* START *

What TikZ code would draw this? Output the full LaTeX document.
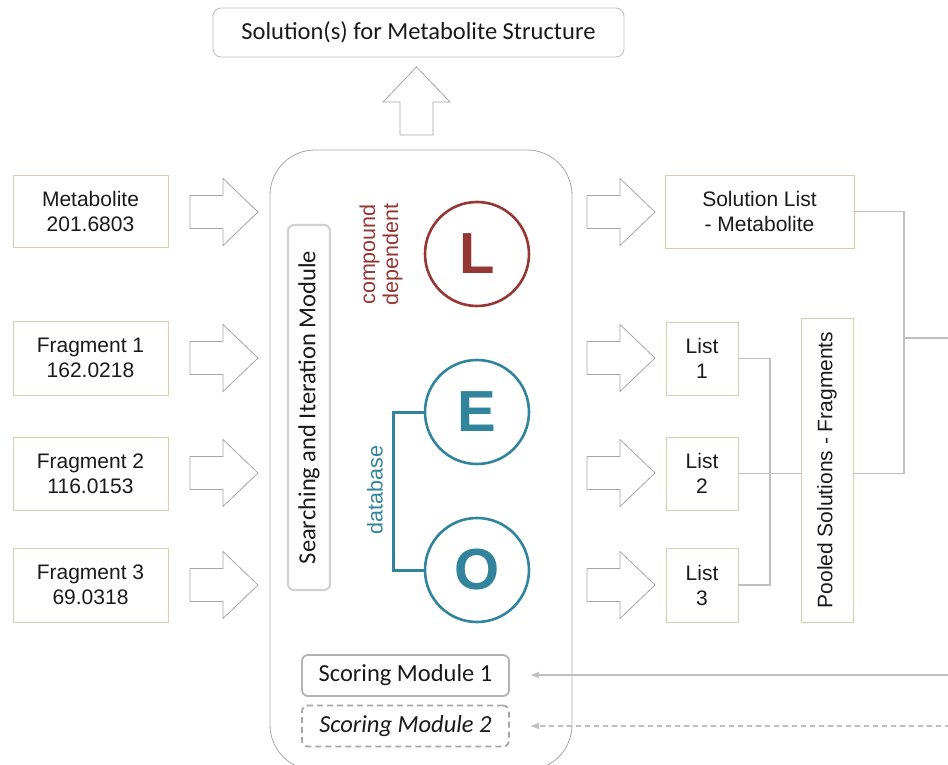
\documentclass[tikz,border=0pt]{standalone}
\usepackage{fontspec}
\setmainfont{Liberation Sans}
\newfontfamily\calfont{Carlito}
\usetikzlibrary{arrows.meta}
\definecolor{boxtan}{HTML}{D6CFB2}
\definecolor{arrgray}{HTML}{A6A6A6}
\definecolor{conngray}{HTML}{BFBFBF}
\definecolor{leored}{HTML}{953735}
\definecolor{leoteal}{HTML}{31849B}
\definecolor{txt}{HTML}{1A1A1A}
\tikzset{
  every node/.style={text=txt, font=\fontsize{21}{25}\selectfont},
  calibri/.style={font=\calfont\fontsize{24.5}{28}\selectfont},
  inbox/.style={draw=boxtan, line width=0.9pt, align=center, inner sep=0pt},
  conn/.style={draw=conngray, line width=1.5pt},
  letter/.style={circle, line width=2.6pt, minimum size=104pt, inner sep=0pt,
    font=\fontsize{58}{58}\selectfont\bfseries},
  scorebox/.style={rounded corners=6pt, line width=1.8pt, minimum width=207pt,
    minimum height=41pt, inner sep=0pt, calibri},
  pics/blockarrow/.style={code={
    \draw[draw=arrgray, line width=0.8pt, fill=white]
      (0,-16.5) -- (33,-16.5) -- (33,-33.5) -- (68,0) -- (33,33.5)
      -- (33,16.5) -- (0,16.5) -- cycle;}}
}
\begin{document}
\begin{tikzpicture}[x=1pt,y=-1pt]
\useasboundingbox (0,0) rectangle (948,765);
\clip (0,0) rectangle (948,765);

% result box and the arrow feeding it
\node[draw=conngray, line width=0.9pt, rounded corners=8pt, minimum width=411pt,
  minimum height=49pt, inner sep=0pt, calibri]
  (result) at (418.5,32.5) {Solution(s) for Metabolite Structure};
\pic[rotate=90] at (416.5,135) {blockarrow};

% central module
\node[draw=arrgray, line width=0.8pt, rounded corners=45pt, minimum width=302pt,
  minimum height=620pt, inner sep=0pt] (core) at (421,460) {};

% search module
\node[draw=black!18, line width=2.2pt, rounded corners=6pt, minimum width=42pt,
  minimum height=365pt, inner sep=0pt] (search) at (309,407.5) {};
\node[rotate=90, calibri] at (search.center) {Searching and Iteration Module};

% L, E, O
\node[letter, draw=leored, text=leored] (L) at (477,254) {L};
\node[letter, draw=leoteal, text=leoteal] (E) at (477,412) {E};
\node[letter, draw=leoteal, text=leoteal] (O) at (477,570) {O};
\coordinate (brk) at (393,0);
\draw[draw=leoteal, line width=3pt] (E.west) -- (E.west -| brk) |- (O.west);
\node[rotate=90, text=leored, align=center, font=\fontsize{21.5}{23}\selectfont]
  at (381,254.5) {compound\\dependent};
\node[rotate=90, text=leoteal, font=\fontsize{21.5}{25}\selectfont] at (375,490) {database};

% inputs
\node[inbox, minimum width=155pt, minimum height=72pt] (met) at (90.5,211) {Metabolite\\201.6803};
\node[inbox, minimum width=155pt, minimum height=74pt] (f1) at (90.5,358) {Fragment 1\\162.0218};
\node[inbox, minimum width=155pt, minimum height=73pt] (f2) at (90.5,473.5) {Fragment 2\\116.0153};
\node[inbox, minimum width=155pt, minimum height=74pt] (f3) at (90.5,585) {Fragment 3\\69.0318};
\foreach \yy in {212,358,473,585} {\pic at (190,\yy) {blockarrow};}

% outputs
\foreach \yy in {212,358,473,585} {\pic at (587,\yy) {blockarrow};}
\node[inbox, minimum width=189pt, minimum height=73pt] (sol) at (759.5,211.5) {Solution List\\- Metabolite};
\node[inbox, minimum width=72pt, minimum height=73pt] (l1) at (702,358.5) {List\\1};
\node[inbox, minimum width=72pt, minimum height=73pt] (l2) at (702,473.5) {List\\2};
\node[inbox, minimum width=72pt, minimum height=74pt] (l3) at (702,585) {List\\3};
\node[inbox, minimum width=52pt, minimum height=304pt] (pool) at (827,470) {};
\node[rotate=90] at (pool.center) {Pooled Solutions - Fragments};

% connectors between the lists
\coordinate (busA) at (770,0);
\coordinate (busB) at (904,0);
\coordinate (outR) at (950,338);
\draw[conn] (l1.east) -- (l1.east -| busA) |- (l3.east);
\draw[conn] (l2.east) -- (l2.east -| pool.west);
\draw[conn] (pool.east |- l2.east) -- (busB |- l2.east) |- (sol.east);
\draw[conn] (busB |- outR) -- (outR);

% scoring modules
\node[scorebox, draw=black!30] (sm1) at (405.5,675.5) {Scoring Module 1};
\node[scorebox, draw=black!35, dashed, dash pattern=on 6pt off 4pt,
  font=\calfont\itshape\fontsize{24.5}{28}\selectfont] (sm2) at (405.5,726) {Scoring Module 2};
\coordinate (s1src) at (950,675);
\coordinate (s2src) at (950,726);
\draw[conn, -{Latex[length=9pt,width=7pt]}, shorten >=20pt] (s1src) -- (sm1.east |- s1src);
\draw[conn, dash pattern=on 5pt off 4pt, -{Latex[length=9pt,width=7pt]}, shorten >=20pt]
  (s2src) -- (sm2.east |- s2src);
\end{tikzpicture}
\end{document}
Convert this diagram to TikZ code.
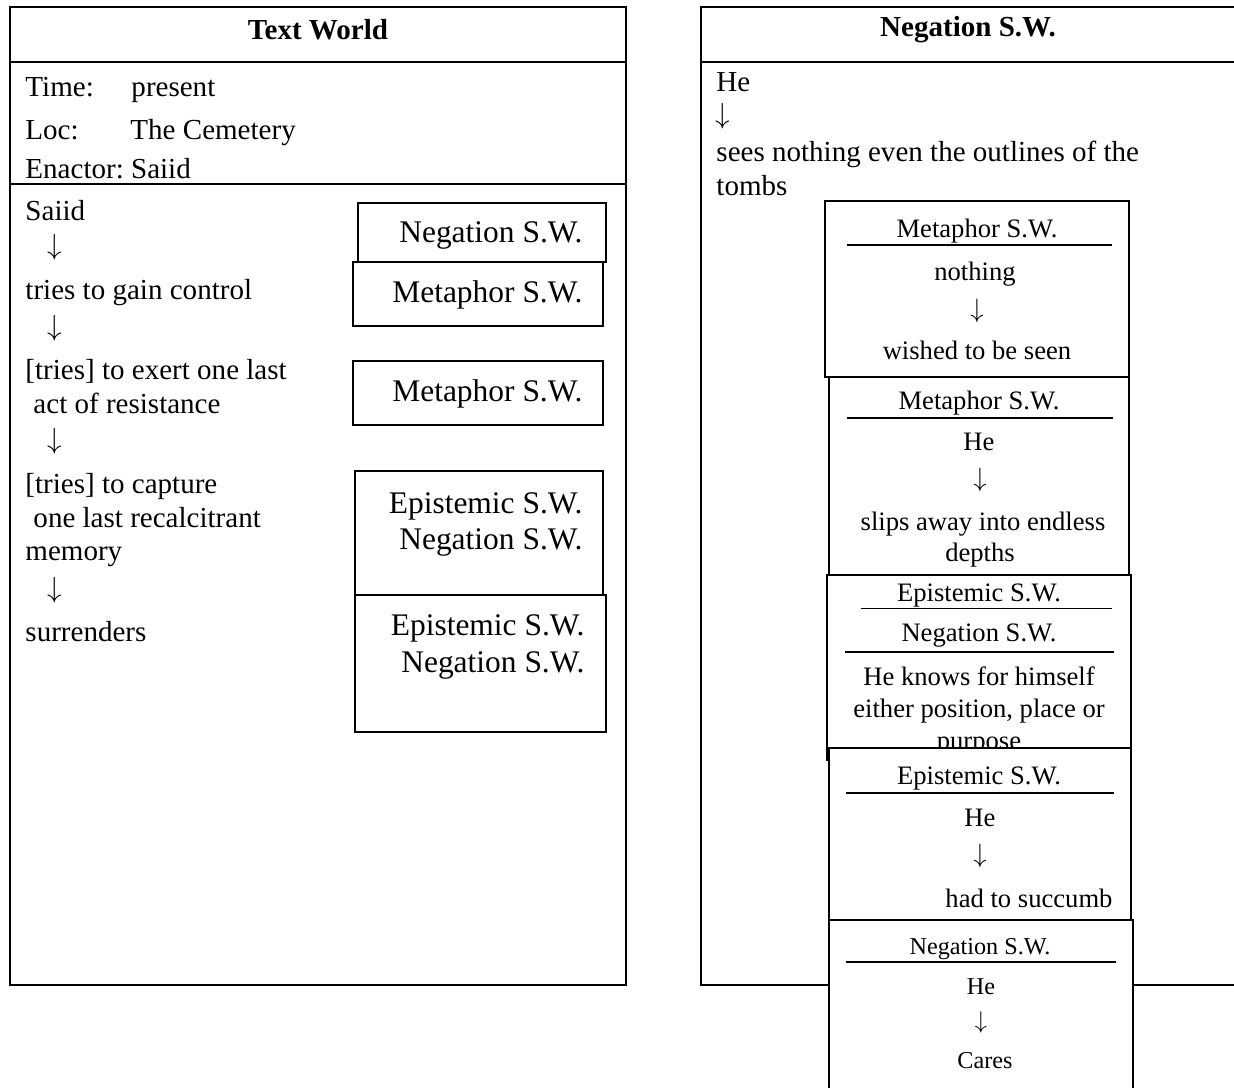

* END *

__Aim of the exercise__: Copy every entry exactly as written. Pictures are excluded.

__Worked solution__:
What TikZ code would draw this? Output the full LaTeX document.
\documentclass[tikz,border=0pt]{standalone}
\usepackage{fontspec}
\setmainfont{Liberation Sans}
\newfontfamily\calfont{Carlito}
\usetikzlibrary{arrows.meta}
\definecolor{boxtan}{HTML}{D6CFB2}
\definecolor{arrgray}{HTML}{A6A6A6}
\definecolor{conngray}{HTML}{BFBFBF}
\definecolor{leored}{HTML}{953735}
\definecolor{leoteal}{HTML}{31849B}
\definecolor{txt}{HTML}{1A1A1A}
\tikzset{
  every node/.style={text=txt, font=\fontsize{21}{25}\selectfont},
  calibri/.style={font=\calfont\fontsize{24.5}{28}\selectfont},
  inbox/.style={draw=boxtan, line width=0.9pt, align=center, inner sep=0pt},
  conn/.style={draw=conngray, line width=1.5pt},
  letter/.style={circle, line width=2.6pt, minimum size=104pt, inner sep=0pt,
    font=\fontsize{58}{58}\selectfont\bfseries},
  scorebox/.style={rounded corners=6pt, line width=1.8pt, minimum width=207pt,
    minimum height=41pt, inner sep=0pt, calibri},
  pics/blockarrow/.style={code={
    \draw[draw=arrgray, line width=0.8pt, fill=white]
      (0,-16.5) -- (33,-16.5) -- (33,-33.5) -- (68,0) -- (33,33.5)
      -- (33,16.5) -- (0,16.5) -- cycle;}}
}
\begin{document}
\begin{tikzpicture}[x=1pt,y=-1pt]
\useasboundingbox (0,0) rectangle (948,765);
\clip (0,0) rectangle (948,765);

% result box and the arrow feeding it
\node[draw=conngray, line width=0.9pt, rounded corners=8pt, minimum width=411pt,
  minimum height=49pt, inner sep=0pt, calibri]
  (result) at (418.5,32.5) {Solution(s) for Metabolite Structure};
\pic[rotate=90] at (416.5,135) {blockarrow};

% central module
\node[draw=arrgray, line width=0.8pt, rounded corners=45pt, minimum width=302pt,
  minimum height=620pt, inner sep=0pt] (core) at (421,460) {};

% search module
\node[draw=black!18, line width=2.2pt, rounded corners=6pt, minimum width=42pt,
  minimum height=365pt, inner sep=0pt] (search) at (309,407.5) {};
\node[rotate=90, calibri] at (search.center) {Searching and Iteration Module};

% L, E, O
\node[letter, draw=leored, text=leored] (L) at (477,254) {L};
\node[letter, draw=leoteal, text=leoteal] (E) at (477,412) {E};
\node[letter, draw=leoteal, text=leoteal] (O) at (477,570) {O};
\coordinate (brk) at (393,0);
\draw[draw=leoteal, line width=3pt] (E.west) -- (E.west -| brk) |- (O.west);
\node[rotate=90, text=leored, align=center, font=\fontsize{21.5}{23}\selectfont]
  at (381,254.5) {compound\\dependent};
\node[rotate=90, text=leoteal, font=\fontsize{21.5}{25}\selectfont] at (375,490) {database};

% inputs
\node[inbox, minimum width=155pt, minimum height=72pt] (met) at (90.5,211) {Metabolite\\201.6803};
\node[inbox, minimum width=155pt, minimum height=74pt] (f1) at (90.5,358) {Fragment 1\\162.0218};
\node[inbox, minimum width=155pt, minimum height=73pt] (f2) at (90.5,473.5) {Fragment 2\\116.0153};
\node[inbox, minimum width=155pt, minimum height=74pt] (f3) at (90.5,585) {Fragment 3\\69.0318};
\foreach \yy in {212,358,473,585} {\pic at (190,\yy) {blockarrow};}

% outputs
\foreach \yy in {212,358,473,585} {\pic at (587,\yy) {blockarrow};}
\node[inbox, minimum width=189pt, minimum height=73pt] (sol) at (759.5,211.5) {Solution List\\- Metabolite};
\node[inbox, minimum width=72pt, minimum height=73pt] (l1) at (702,358.5) {List\\1};
\node[inbox, minimum width=72pt, minimum height=73pt] (l2) at (702,473.5) {List\\2};
\node[inbox, minimum width=72pt, minimum height=74pt] (l3) at (702,585) {List\\3};
\node[inbox, minimum width=52pt, minimum height=304pt] (pool) at (827,470) {};
\node[rotate=90] at (pool.center) {Pooled Solutions - Fragments};

% connectors between the lists
\coordinate (busA) at (770,0);
\coordinate (busB) at (904,0);
\coordinate (outR) at (950,338);
\draw[conn] (l1.east) -- (l1.east -| busA) |- (l3.east);
\draw[conn] (l2.east) -- (l2.east -| pool.west);
\draw[conn] (pool.east |- l2.east) -- (busB |- l2.east) |- (sol.east);
\draw[conn] (busB |- outR) -- (outR);

% scoring modules
\node[scorebox, draw=black!30] (sm1) at (405.5,675.5) {Scoring Module 1};
\node[scorebox, draw=black!35, dashed, dash pattern=on 6pt off 4pt,
  font=\calfont\itshape\fontsize{24.5}{28}\selectfont] (sm2) at (405.5,726) {Scoring Module 2};
\coordinate (s1src) at (950,675);
\coordinate (s2src) at (950,726);
\draw[conn, -{Latex[length=9pt,width=7pt]}, shorten >=20pt] (s1src) -- (sm1.east |- s1src);
\draw[conn, dash pattern=on 5pt off 4pt, -{Latex[length=9pt,width=7pt]}, shorten >=20pt]
  (s2src) -- (sm2.east |- s2src);
\end{tikzpicture}
\end{document}
Convert this diagram to TikZ code.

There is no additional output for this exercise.